Für Füllungen oder Wurzelkanalbehandlungen geben die Kassen rund 13 Milliarden Euro im Jahr aus. Diese Summe könnte so eingespart werden. Doch Hermes steht mit der Forderung allein auf weiter Flur. "Zahnbehandlungen bleiben eine Kassenleistung", stellte Bundesgesundheitsminister Karl Lauterbach (SPD) postwendend klar.

Auch der GKV-Spitzenverband der Krankenkassen sieht keinen großen Diskussionsbedarf um den Leistungskatalog. Allerdings macht die Vorstandschefin des GKV, Doris Pfeiffer, eine Einschränkung. Die Behandlungen und Leistungen müssten darauf geprüft werden, ob sie sinnvoll seien und auf wissenschaftlichen Erkenntnissen basierten.

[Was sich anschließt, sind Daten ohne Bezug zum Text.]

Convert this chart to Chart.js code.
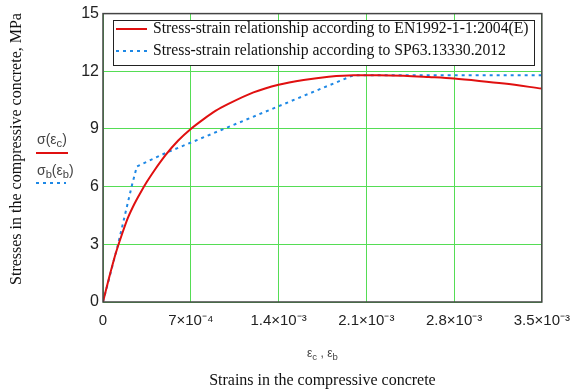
<!DOCTYPE html>
<html>
<head>
<meta charset="utf-8">
<script src="https://cdn.jsdelivr.net/npm/chart.js@4.4.1/dist/chart.umd.min.js"></script>
<style>
  html, body { margin: 0; padding: 0; background: #fff; }
</style>
</head>
<body>
<canvas id="chart" width="580" height="392"></canvas>
<script>
// EN1992-1-1 curve (strain, MPa)
const strainEN = [0, 0.00005, 0.0001, 0.00015, 0.0002, 0.00025, 0.0003, 0.00035, 0.0004, 0.0005,
    0.0006, 0.0007, 0.0008, 0.0009, 0.001, 0.0012, 0.0014, 0.0016, 0.0018, 0.002, 0.0022,
    0.0024, 0.0026, 0.0028, 0.003, 0.0032, 0.0035];
const stressEN = [0, 1.3, 2.5, 3.5, 4.4, 5.1, 5.7, 6.25, 6.75, 7.65,
    8.4, 9.0, 9.5, 9.95, 10.3, 10.9, 11.3, 11.55, 11.72, 11.8, 11.8,
    11.77, 11.7, 11.62, 11.5, 11.36, 11.1];

// SP63.13330 curve
const strainSP = [0, 0.00012, 0.00023, 0.00027, 0.0005, 0.002, 0.0035];
const stressSP = [0, 3.0, 6.05, 7.05, 7.75, 11.8, 11.8];

const xTickValues = [0, 0.0007, 0.0014, 0.0021, 0.0028, 0.0035];
const xTickLabels = ['0', '7×10⁻⁴', '1.4×10⁻³', '2.1×10⁻³', '2.8×10⁻³', '3.5×10⁻³'];
const yTickValues = [0, 3, 6, 9, 12, 15];

const legendLabels = [
    'Stress-strain relationship according to EN1992-1-1:2004(E)',
    'Stress-strain relationship according to SP63.13330.2012'
];

const RED = '#e01010';
const BLUE = '#1e88e5';
const GRID = '#55dd55';

function drawParts(ctx, x, y, parts, size) {
    // parts: [text, sub?]
    for (const [text, sub] of parts) {
        ctx.font = (sub ? size * 0.8 : size) + 'px "Liberation Sans", Arial, sans-serif';
        ctx.fillText(text, x, sub ? y + size * 0.3 : y);
        x += ctx.measureText(text).width;
    }
}

const decorPlugin = {
    id: 'decor',
    afterDatasetsDraw(chart) {
        const { ctx, chartArea: a } = chart;
        ctx.save();
        // plot frame
        ctx.strokeStyle = '#444';
        ctx.lineWidth = 1.5;
        ctx.strokeRect(a.left, a.top, a.right - a.left, a.bottom - a.top);

        // legend box inside the plot
        ctx.fillStyle = '#fff';
        ctx.fillRect(113, 20, 421, 45);
        ctx.strokeStyle = '#222';
        ctx.lineWidth = 1;
        ctx.strokeRect(113.5, 20.5, 421, 45);

        ctx.lineWidth = 2;
        ctx.strokeStyle = RED;
        ctx.beginPath(); ctx.moveTo(116, 29); ctx.lineTo(147, 29); ctx.stroke();
        ctx.strokeStyle = BLUE;
        ctx.setLineDash([3, 4]);
        ctx.beginPath(); ctx.moveTo(116, 51); ctx.lineTo(147, 51); ctx.stroke();
        ctx.setLineDash([]);

        ctx.fillStyle = '#111';
        ctx.font = '15.7px "Liberation Serif", "Times New Roman", serif';
        ctx.textBaseline = 'middle';
        ctx.textAlign = 'left';
        ctx.fillText(legendLabels[0], 153, 29);
        ctx.fillText(legendLabels[1], 153, 51);

        // left-hand series labels
        ctx.fillStyle = '#444';
        drawParts(ctx, 37, 140, [['σ(ε', false], ['c', true], [')', false]], 14);
        drawParts(ctx, 37, 171, [['σ', false], ['b', true], ['(ε', false], ['b', true], [')', false]], 14);
        ctx.lineWidth = 2;
        ctx.strokeStyle = RED;
        ctx.beginPath(); ctx.moveTo(36, 153); ctx.lineTo(68, 153); ctx.stroke();
        ctx.strokeStyle = BLUE;
        ctx.setLineDash([3, 4]);
        ctx.beginPath(); ctx.moveTo(36, 183); ctx.lineTo(66, 183); ctx.stroke();
        ctx.setLineDash([]);

        // x variable label
        drawParts(ctx, 307, 354, [['ε', false], ['c', true], [' , ε', false], ['b', true]], 12);

        // axis titles
        ctx.fillStyle = '#111';
        ctx.font = '16px "Liberation Serif", "Times New Roman", serif';
        ctx.textAlign = 'center';
        ctx.fillText('Strains in the compressive concrete', (a.left + a.right) / 2, 381);
        ctx.translate(17, 149);
        ctx.rotate(-Math.PI / 2);
        ctx.fillText('Stresses in the compressive concrete, MPa', 0, 0);
        ctx.restore();
    }
};

new Chart(document.getElementById('chart'), {
    type: 'line',
    data: {
        datasets: [
            {
                label: legendLabels[0],
                data: strainEN.map((x, i) => ({ x, y: stressEN[i] })),
                borderColor: RED,
                borderWidth: 2,
                pointRadius: 0,
                cubicInterpolationMode: 'monotone'
            },
            {
                label: legendLabels[1],
                data: strainSP.map((x, i) => ({ x, y: stressSP[i] })),
                borderColor: BLUE,
                borderWidth: 2,
                borderDash: [3, 4],
                pointRadius: 0,
                tension: 0
            }
        ]
    },
    options: {
        responsive: false,
        animation: false,
        devicePixelRatio: 1,
        layout: { padding: { left: 0, top: 11, right: 37, bottom: 0 } },
        plugins: {
            legend: { display: false },
            tooltip: { enabled: false }
        },
        scales: {
            x: {
                type: 'linear',
                min: 0,
                max: 0.0035,
                afterBuildTicks: (scale) => { scale.ticks = xTickValues.map((v) => ({ value: v })); },
                afterFit: (scale) => { scale.height = 90; },
                grid: { color: GRID, lineWidth: 1, drawTicks: false },
                border: { display: false },
                ticks: {
                    padding: 10,
                    color: '#222',
                    font: { family: '"Liberation Sans", Arial, sans-serif', size: 15 },
                    maxRotation: 0,
                    autoSkip: false,
                    callback: (v) => {
                        const i = xTickValues.findIndex((t) => Math.abs(t - v) < 1e-9);
                        return i >= 0 ? xTickLabels[i] : '';
                    }
                }
            },
            y: {
                min: 0,
                max: 15,
                afterBuildTicks: (scale) => { scale.ticks = yTickValues.map((v) => ({ value: v })); },
                afterFit: (scale) => { scale.width = 103; },
                grid: { color: GRID, lineWidth: 1, drawTicks: false },
                border: { display: false },
                ticks: {
                    padding: 4,
                    color: '#222',
                    font: { family: '"Liberation Sans", Arial, sans-serif', size: 16 }
                }
            }
        }
    },
    plugins: [decorPlugin]
});
</script>
</body>
</html>
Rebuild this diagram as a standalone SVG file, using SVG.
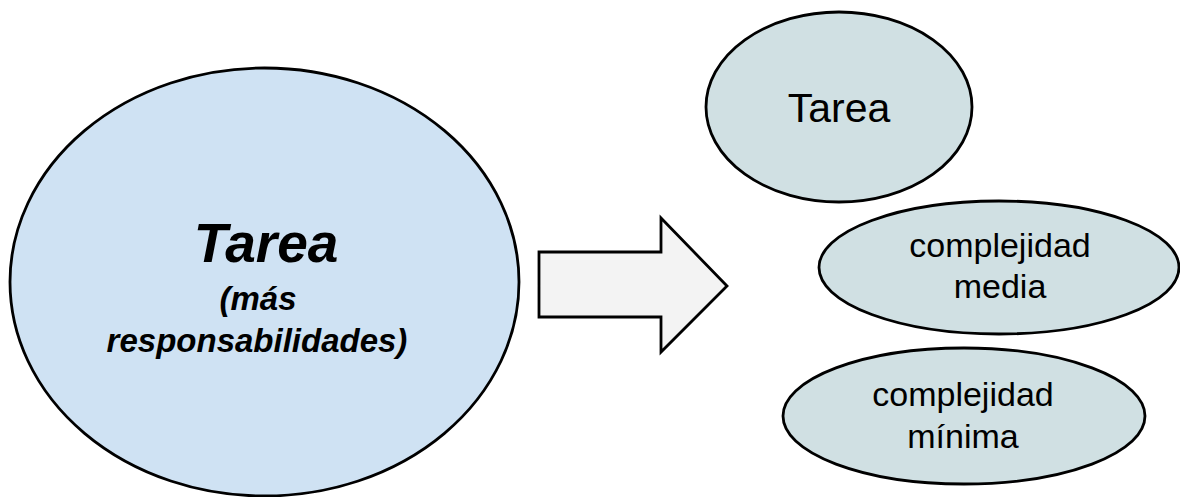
<svg xmlns="http://www.w3.org/2000/svg" width="1180" height="497" viewBox="0 0 1180 497">
  <style>
    .shape { stroke: #000; stroke-width: 2.8; }
    .main { fill: #cfe2f3; }
    .sub { fill: #d0e0e3; }
    .arrow { fill: #f3f3f3; stroke-linejoin: miter; }
    .t { font-family: "Liberation Sans", Arial, sans-serif; fill: #000; text-anchor: middle; }
    .bi { font-weight: bold; font-style: italic; }
  </style>
  <rect width="1180" height="497" fill="#fff"/>

  <g id="tarea-principal">
    <ellipse class="shape main" cx="264.5" cy="282" rx="254.5" ry="214"/>
    <text class="t bi" x="266" y="262" font-size="55">Tarea</text>
    <text class="t bi" x="258" y="310" font-size="33">(más</text>
    <text class="t bi" x="257" y="352" font-size="33">responsabilidades)</text>
  </g>

  <g id="connectors">
    <path class="shape arrow" d="M539 252 H661 V218 L727 286 L661 352 V317 H539 Z"/>
  </g>

  <g id="tarea">
    <ellipse class="shape sub" cx="839" cy="107" rx="133" ry="95"/>
    <text class="t" x="839" y="122" font-size="41">Tarea</text>
  </g>

  <g id="complejidad-media">
    <ellipse class="shape sub" cx="999" cy="267.5" rx="180" ry="66.5"/>
    <text class="t" x="1000" y="257" font-size="34">complejidad</text>
    <text class="t" x="1000" y="298" font-size="34">media</text>
  </g>

  <g id="complejidad-minima">
    <ellipse class="shape sub" cx="964" cy="416" rx="181" ry="68"/>
    <text class="t" x="963" y="406" font-size="34">complejidad</text>
    <text class="t" x="963" y="448" font-size="34">mínima</text>
  </g>
</svg>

Auf der Kippe stehen zum Beispiel schon länger homöopathische Therapien. Doch deren Kosten liegen "nur" bei wenigen Millionen Euro im Jahr. Der Einspareffekt wäre gering. Insgesamt wirtschaften die Kassen jährlich mit mehr als 270 Milliarden Euro. Lesen Sie auch: Professionelle Zahnreinigung – Welche Krankenkassen sie bezahlen

Chefin des Krankenkassen-Verbands: "Müssen Beitragserhöhungsspirale stoppen"

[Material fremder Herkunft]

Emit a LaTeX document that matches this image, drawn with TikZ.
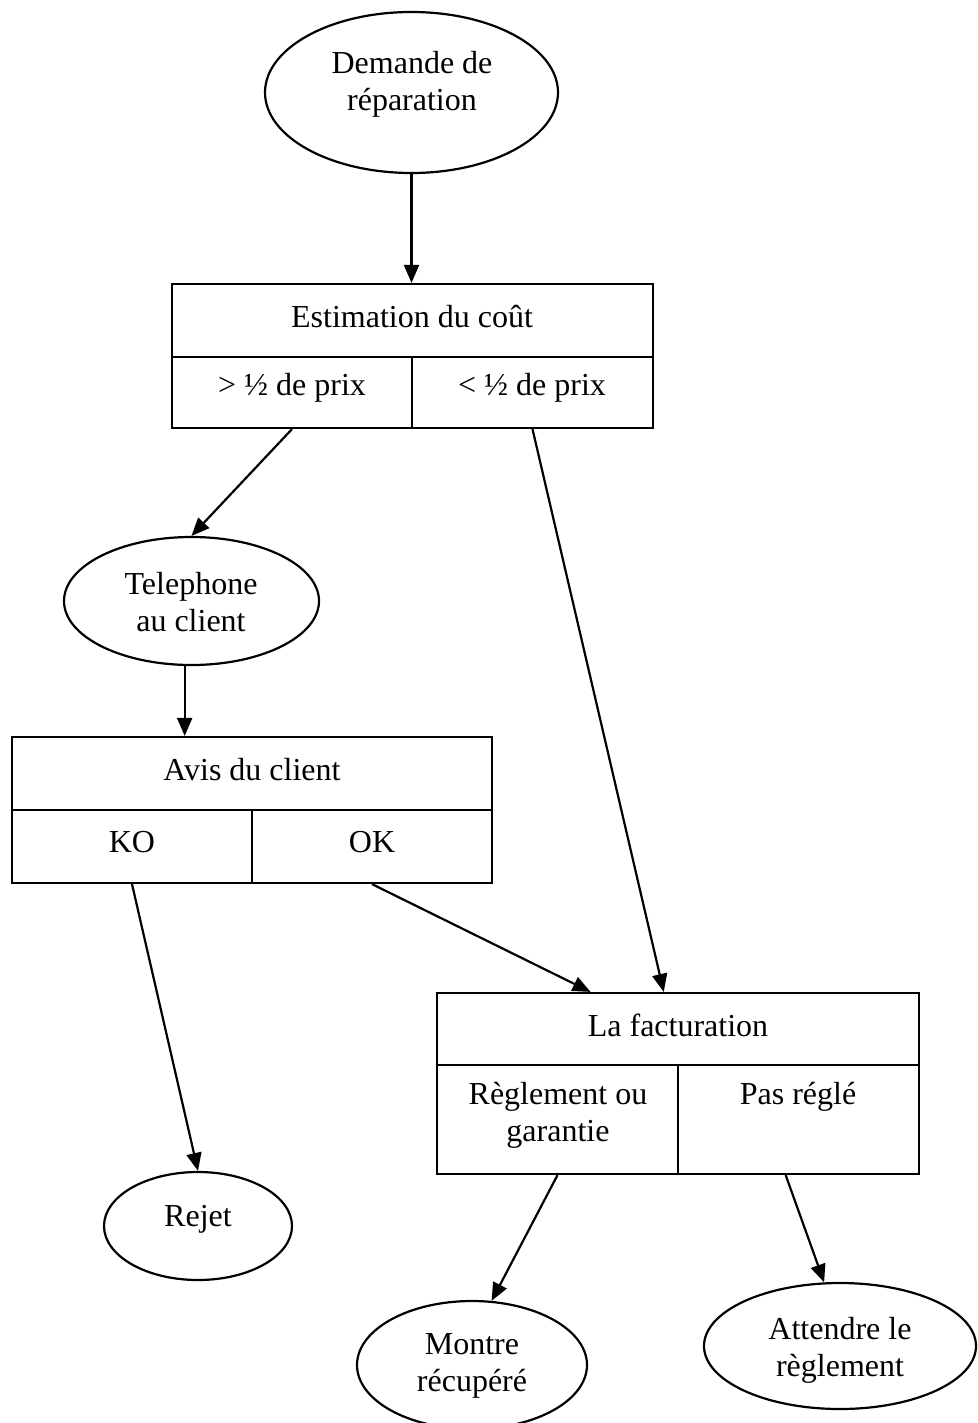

Bedarf für Veränderungen bei der gesetzlichen Krankenversicherung (GKV) sieht Pfeiffer vor allem auf anderen Feldern. So kritisiert sie beispielsweise, dass Finanzierungslücken regelmäßig über Beitragserhöhungen gestopft werden. "Wir müssen diese Beitragserhöhungsspirale stoppen", sagt sie. Ein Konzept für die nachhaltige Finanzierung der Krankenkassen wollte Lauterbach eigentlich bis Ende Mai vorlegen. Zumindest öffentlich gibt es bisher jedoch keine Vorschläge.

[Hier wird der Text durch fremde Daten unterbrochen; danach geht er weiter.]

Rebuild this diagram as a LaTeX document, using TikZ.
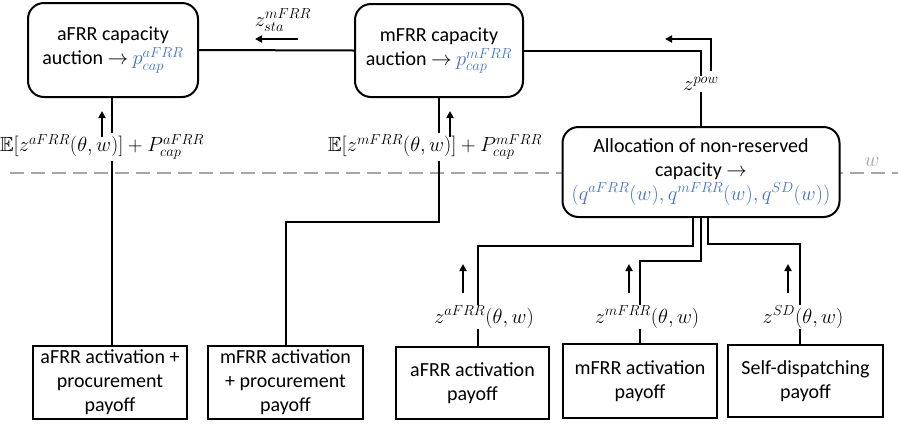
\documentclass[tikz,border=0pt]{standalone}
\usepackage{fix-cm}
\usepackage{amssymb}
\usepackage{fontspec}
\setmainfont{Carlito}
\usetikzlibrary{arrows.meta}
\definecolor{qblue}{RGB}{68,114,196}
\definecolor{dgray}{RGB}{166,166,166}
\DeclareMathSizes{20}{20.5}{14.5}{10.5}
\begin{document}
\begin{tikzpicture}[x=1pt,y=-1pt,
  every node/.style={font=\fontsize{20}{24}\selectfont},
  rbox/.style={draw,line width=2pt,rounded corners=16pt,align=center,fill=white,inner sep=0pt},
  sbox/.style={draw,line width=1.8pt,align=center,fill=white,inner sep=0pt},
  conn/.style={line width=2pt},
  uparrow/.style={line width=2pt,-{Triangle[length=7pt,width=7pt]}},
  lbl/.style={fill=white,inner sep=1pt}
]
\useasboundingbox (0,0) rectangle (898,424);
% dashed separator
\coordinate (dl) at (10,173);
\coordinate (dr) at (898,173);
\draw[dgray,line width=2pt,dash pattern=on 14pt off 7pt] (dl) -- (dr);
\node[text=dgray] (wlab) at (872,162) {$w$};

% top boxes
\node[rbox,minimum width=170pt,minimum height=94pt] (acap) at (113,50)
  {aFRR capacity\\auction $\rightarrow$ \textcolor{qblue}{$p^{aFRR}_{cap}$}};
\node[rbox,minimum width=168pt,minimum height=93pt] (mcap) at (439,50.5)
  {mFRR capacity\\auction $\rightarrow$ \textcolor{qblue}{$p^{mFRR}_{cap}$}};
\node[rbox,minimum width=277pt,minimum height=90pt] (alloc) at (701,172)
  {Allocation of non-reserved\\capacity $\rightarrow$\\\textcolor{qblue}{$(q^{aFRR}(w),q^{mFRR}(w),q^{SD}(w))$}};

% bottom boxes
\node[sbox,minimum width=154pt,minimum height=73pt] (aap) at (110,382.5)
  {aFRR activation +\\procurement\\payoff};
\node[sbox,minimum width=155pt,minimum height=73pt] (map) at (285.5,382.5)
  {mFRR activation\\+ procurement\\payoff};
\node[sbox,minimum width=153pt,minimum height=72pt] (aa) at (472.5,383)
  {aFRR activation\\payoff};
\node[sbox,minimum width=154pt,minimum height=74pt] (ma) at (640,381)
  {mFRR activation\\payoff};
\node[sbox,minimum width=155pt,minimum height=72pt] (sd) at (805.5,381)
  {Self-dispatching\\payoff};

% connectors
\draw[conn] (acap.east) -- (mcap.west);
\draw[conn] (mcap.east) -- (mcap.east -| alloc.north) -- (alloc.north);
\draw[conn] ([xshift=-1pt]acap.south) -- ([xshift=-1pt]acap.south |- aap.north);
\draw[conn] (mcap.south) |- (285.5,222) -- (map.north);
\draw[conn] ([xshift=-8pt]alloc.south) |- (478,246) -- ([xshift=5.5pt]aa.north);
\draw[conn] (alloc.south) |- (ma.north |- 0,261) -- (ma.north);
\draw[conn] ([xshift=7pt]alloc.south) |- (800,244) -- ([xshift=-5.5pt]sd.north);

% labels on lines
\node[lbl] (ea) at (102,147) {$\mathbb{E}[z^{aFRR}(\theta,w)]+P^{aFRR}_{cap}$};
\node[lbl] (em) at (435,147) {$\mathbb{E}[z^{mFRR}(\theta,w)]+P^{mFRR}_{cap}$};
\node[lbl] (zpow) at (701,84) {$z^{pow}$};
\node[lbl] (za) at (484,317) {$z^{aFRR}(\theta,w)$};
\node[lbl] (zm) at (647,317) {$z^{mFRR}(\theta,w)$};
\node[lbl] (zs) at (803,317) {$z^{SD}(\theta,w)$};
\node (zsta) at (283,20) {$z^{mFRR}_{sta}$};

% arrows
\coordinate (s1a) at (298,39); \coordinate (s1b) at (255,39);
\draw[uparrow] (s1a) -- (s1b);
\coordinate (p1) at (711,71); \coordinate (p2) at (711,39); \coordinate (p3) at (665,39);
\draw[uparrow] (p1) -- (p2) -- (p3);
\coordinate (a1) at (102,137); \coordinate (a2) at (102,111);
\draw[uparrow] (a1) -- (a2);
\coordinate (b1) at (450,137); \coordinate (b2) at (450,111);
\draw[uparrow] (b1) -- (b2);
\coordinate (c1) at (463,293); \coordinate (c2) at (463,264);
\draw[uparrow] (c1) -- (c2);
\coordinate (d1) at (629,293); \coordinate (d2) at (629,264);
\draw[uparrow] (d1) -- (d2);
\coordinate (e1) at (788,293); \coordinate (e2) at (788,264);
\draw[uparrow] (e1) -- (e2);
\end{tikzpicture}
\end{document}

Dabei drängt die Zeit. Denn in den kommenden Jahren steigen die Ausgaben der Krankenversicherung vermutlich weiter stark an – allein aufgrund der zunehmenden Alterung der Versicherten. Das Geld reicht ohne Eingriffe in das System schon jetzt nicht mehr aus.

2023 erwarten Schätzer ein Minus von 17 Milliarden Euro. Geschlossen wird das Loch überwiegend von den Beitragszahlern durch den Anstieg der Zusatzbeiträge. Dazu werden die Reserven der Kassen und des Gesundheitsfonds angezapft. Aber auch Pharmaunternehmen und Ärzte leisten in diesem Jahr einen Beitrag zu Deckung der Kosten.

Kassen-Chefin Doris Pfeiffer vom GKV-Spitzenverband
Kassen-Chefin Doris Pfeiffer vom GKV-Spitzenverband © Reto Klar/FUNKE Foto Services

Milliarden-Finanzlücke bei den Krankenkassen

Im kommenden Jahr dürfte Pfeiffer zufolge ein deutlich geringeres Minus anfallen. Aus heutiger Sicht werde es "voraussichtlich eine Lücke von 3,5 bis sieben Milliarden Euro" geben. Ohne weitere Maßnahmen müssten die Zusatzbeiträge erneut um 0,2 bis 0,4 Prozentpunkte steigen. Da sich die Finanzen aber besser entwickeln als erwartet, kann es für die Versicherten auch besser kommen. Die hohen Tarifabschlüsse und die stabile Lage am Arbeitsmarkt sorgen für wachsende Einnahmen.

Der GKV fordert nun erneut ein Konzept für die nachhaltige Finanzierung der Krankenversicherung. Vorschläge dafür hat der Verband parat. So soll die Krankenhausversorgung am Bedarf der Bevölkerung ausgerichtet und mehr Untersuchungen, etwa bei Notfällen, ambulant durchgeführt werden. Auch die Überversorgung mit Vertragsärzten in manchen Regionen sehen die Kassen als Kostentreiber. Auch interessant: Beiträge und Leistungen – Das sind die besten Krankenkassen

Zudem mangelt es laut GKV zum Teil an Effizienz. So stehe im internationalen Vergleich pro Kopf in Deutschland mehr Personal zur Verfügung als in anderen Ländern. Zugleich leide das System an Personalmangel. "Ohne Strukturreformen ist keine nachhaltige Finanzierung möglich", warnt Pfeiffer.